Forum Moderators: coopster

Message Too Old, No Replies

htmlentities and Foreign Characters

         

mdurrant

7:17 pm on May 26, 2008 (gmt 0)

10+ Year Member



Hello,
When someone posts content on my site and it's in a foreign language (in this case, Chinese), it saves into the DB like 请 but when I use htmlentities it converts the ampersand and ends up like 请 in the code, causing the ascii code to display instead of the character.

Is there a better approach to this? I'm stuck and would appreciate some guidance, Thanks! :)

httpwebwitch

8:01 pm on May 26, 2008 (gmt 0)

WebmasterWorld Senior Member 10+ Year Member



ah, double-encoding. A bane of existence. The obtuse answer is, don't use htmlentities()! But that's probably not the useful advice you were looking for - akin to "if it hurts to breathe, stop breathing".

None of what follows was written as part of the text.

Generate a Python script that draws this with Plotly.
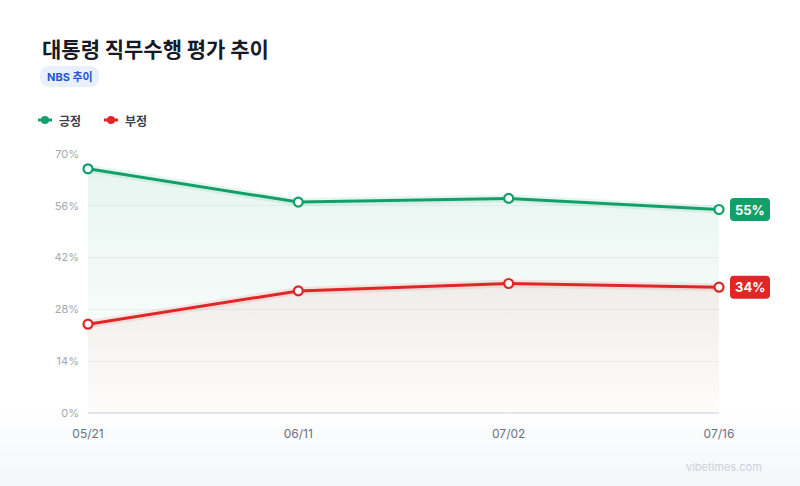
import base64
import plotly.graph_objects as go

# ---- data ----
dates = ["05/21", "06/11", "07/02", "07/16"]
positive = [66, 57, 58, 55]
negative = [24, 33, 35, 34]
y_ticks = [0, 14, 28, 42, 56, 70]
y_tick_labels = ["0%", "14%", "28%", "42%", "56%", "70%"]
series_names = ["긍정", "부정"]

GREEN = "#12a06a"
RED = "#e02626"
FONT = "Inter, Noto Sans CJK KR"
KFONT = "Noto Sans CJK KR"

# plot-area pixel frame (layout only)
L, R, T, B = 88, 719, 154, 413
W, H = 800, 486


def px(x):
    return (x - L) / (R - L)


def py(y):
    return (B - y) / (B - T)


xs = list(range(len(dates)))
fig = go.Figure()

fills = [
    (positive, GREEN, [[0, "rgba(18,160,106,0.0)"], [1, "rgba(18,160,106,0.10)"]]),
    (negative, RED, [[0, "rgba(200,80,60,0.015)"], [1, "rgba(200,80,60,0.075)"]]),
]
for vals, col, cs in fills:
    fig.add_trace(go.Scatter(
        x=xs, y=vals, mode="lines", line=dict(width=0, color=col),
        fill="tozeroy", fillgradient=dict(type="vertical", colorscale=cs),
        hoverinfo="skip", showlegend=False))

for vals, col, rgb in [(positive, GREEN, "18,160,106"), (negative, RED, "224,38,38")]:
    fig.add_trace(go.Scatter(
        x=xs, y=vals, mode="lines", line=dict(width=8, color=f"rgba({rgb},0.10)"),
        hoverinfo="skip", showlegend=False, cliponaxis=False))
    fig.add_trace(go.Scatter(
        x=xs, y=vals, mode="lines+markers",
        line=dict(width=3, color=col),
        marker=dict(size=9, color="white", line=dict(width=2.2, color=col)),
        showlegend=False, cliponaxis=False))

shapes = []
annotations = []

# end labels (anchored at the last point; right edge of plot = paper x 1)
last_px = xs[-1] / (len(dates) - 1)
for vals, col in [(positive, GREEN), (negative, RED)]:
    path = ("M 15,-11.5 L 47,-11.5 Q 51,-11.5 51,-7.5 L 51,7.5 Q 51,11.5 47,11.5 "
            "L 15,11.5 Q 11,11.5 11,7.5 L 11,-7.5 Q 11,-11.5 15,-11.5 Z")
    shapes.append(dict(type="path", xref="paper", yref="y", xsizemode="pixel", ysizemode="pixel",
                       xanchor=last_px, yanchor=vals[-1], path=path,
                       fillcolor=col, line=dict(width=0), layer="above"))
    annotations.append(dict(x=xs[-1], y=vals[-1], xref="x", yref="y", xshift=31, showarrow=False,
                            text=f"<b>{vals[-1]}%</b>", font=dict(family=FONT, size=13, color="white"),
                            xanchor="center", yanchor="middle"))

# title
annotations.append(dict(x=px(40), y=py(48), xref="paper", yref="paper", showarrow=False,
                        xanchor="left", yanchor="middle",
                        text="<b>대통령 직무수행 평가 추이</b>",
                        font=dict(family=KFONT, size=21, color="#161a26")))


def rrect(x0, y0, x1, y1, r):
    p = [
        f"M {px(x0 + r)},{py(y0)}",
        f"L {px(x1 - r)},{py(y0)}",
        f"Q {px(x1)},{py(y0)} {px(x1)},{py(y0 + r)}",
        f"L {px(x1)},{py(y1 - r)}",
        f"Q {px(x1)},{py(y1)} {px(x1 - r)},{py(y1)}",
        f"L {px(x0 + r)},{py(y1)}",
        f"Q {px(x0)},{py(y1)} {px(x0)},{py(y1 - r)}",
        f"L {px(x0)},{py(y0 + r)}",
        f"Q {px(x0)},{py(y0)} {px(x0 + r)},{py(y0)} Z",
    ]
    return " ".join(p)


# badge
shapes.append(dict(type="path", xref="paper", yref="paper", path=rrect(40, 66, 99, 87, 10),
                   fillcolor="#e9effd", line=dict(width=0)))
annotations.append(dict(x=px(69.5), y=py(76.5), xref="paper", yref="paper", showarrow=False,
                        xanchor="center", yanchor="middle", text="<b>NBS 추이</b>",
                        font=dict(family=FONT, size=11, color="#2457d6")))

# custom legend
for i, (name, col) in enumerate(zip(series_names, [GREEN, RED])):
    x0 = 38 + i * 66
    shapes.append(dict(type="line", xref="paper", yref="paper", x0=px(x0), x1=px(x0 + 14),
                       y0=py(120), y1=py(120), line=dict(color=col, width=3)))
    shapes.append(dict(type="circle", xref="paper", yref="paper", x0=px(x0 + 3), x1=px(x0 + 11),
                       y0=py(116), y1=py(124), fillcolor=col, line=dict(width=0)))
    annotations.append(dict(x=px(x0 + 19), y=py(120), xref="paper", yref="paper", showarrow=False,
                            xanchor="left", yanchor="middle", text=f"<b>{name}</b>",
                            font=dict(family=KFONT, size=12, color="#3a3f4c")))

# watermark
annotations.append(dict(x=px(724), y=py(467), xref="paper", yref="paper", showarrow=False,
                        xanchor="center", yanchor="middle", text="vibetimes.com",
                        font=dict(family=FONT, size=11, color="#cdd2dc")))

# background gradient
svg = ('<svg xmlns="http://www.w3.org/2000/svg" width="800" height="486">'
       '<defs><linearGradient id="g" x1="0" y1="0" x2="0" y2="1">'
       '<stop offset="0.84" stop-color="#ffffff"/><stop offset="1" stop-color="#f4f6fa"/>'
       '</linearGradient></defs><rect width="800" height="486" fill="url(#g)"/></svg>')
src = "data:image/svg+xml;base64," + base64.b64encode(svg.encode()).decode()

fig.update_layout(
    width=W, height=H,
    margin=dict(l=L, r=W - R, t=T, b=H - B, pad=0),
    paper_bgcolor="white", plot_bgcolor="rgba(0,0,0,0)",
    showlegend=False,
    shapes=shapes, annotations=annotations,
    images=[dict(source=src, xref="paper", yref="paper", x=px(0), y=py(0),
                 sizex=W / (R - L), sizey=H / (B - T), sizing="stretch",
                 xanchor="left", yanchor="top", layer="below")],
    font=dict(family=FONT),
    xaxis=dict(range=[0, len(dates) - 1], tickvals=xs, ticktext=dates, showgrid=False,
               zeroline=False, showline=False, ticks="", ticklen=0, ticklabelstandoff=12,
               tickfont=dict(family=FONT, size=12, color="#6b7080")),
    yaxis=dict(range=[0, 70], tickvals=y_ticks, ticktext=y_tick_labels,
               showgrid=True, gridcolor="#f1f2f6", gridwidth=1,
               zeroline=True, zerolinecolor="#e6e8ee", zerolinewidth=2,
               showline=False, ticks="", ticklabelstandoff=8,
               tickfont=dict(family=FONT, size=11, color="#a3a7b3")),
)

fig.write_html("out.html")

There are some really great tutorials out there about handling extended characters. It's a complicated subject... It'll take a bit of reading, but you should learn about UTF-8, how it works, how to design a system that uses it effectively. Do some searches for "UTF-8" and learn the basics.

Then once you have absorbed what UTF-8 is, there is an entire chapter devoted to using it effectively in the O'Reilly book "Building Scalable Web Sites" by Cal Henderson.

A rule of thumb is: don't store escaped stuff in your database. Unless you're deliberately "denormalizing" or "pre-processing" data for performance reasons, the data should be stored in its rawest, unencoded, unescaped, nakedest form possible. That means, you look in the database and you should see Chinese characters, not 请 stuff.

Then when you're preparing/rendering data for output, that's when you do htmlencoding, escaping, etc., as required. For instance, if your data is being output in XML, there's a lot of encoding and escaping that needs to be done.

Getting user-entered data into the database "raw" is tricky, and it's where built-in methods like PHP's mysql_real_escape_string() comes in handy.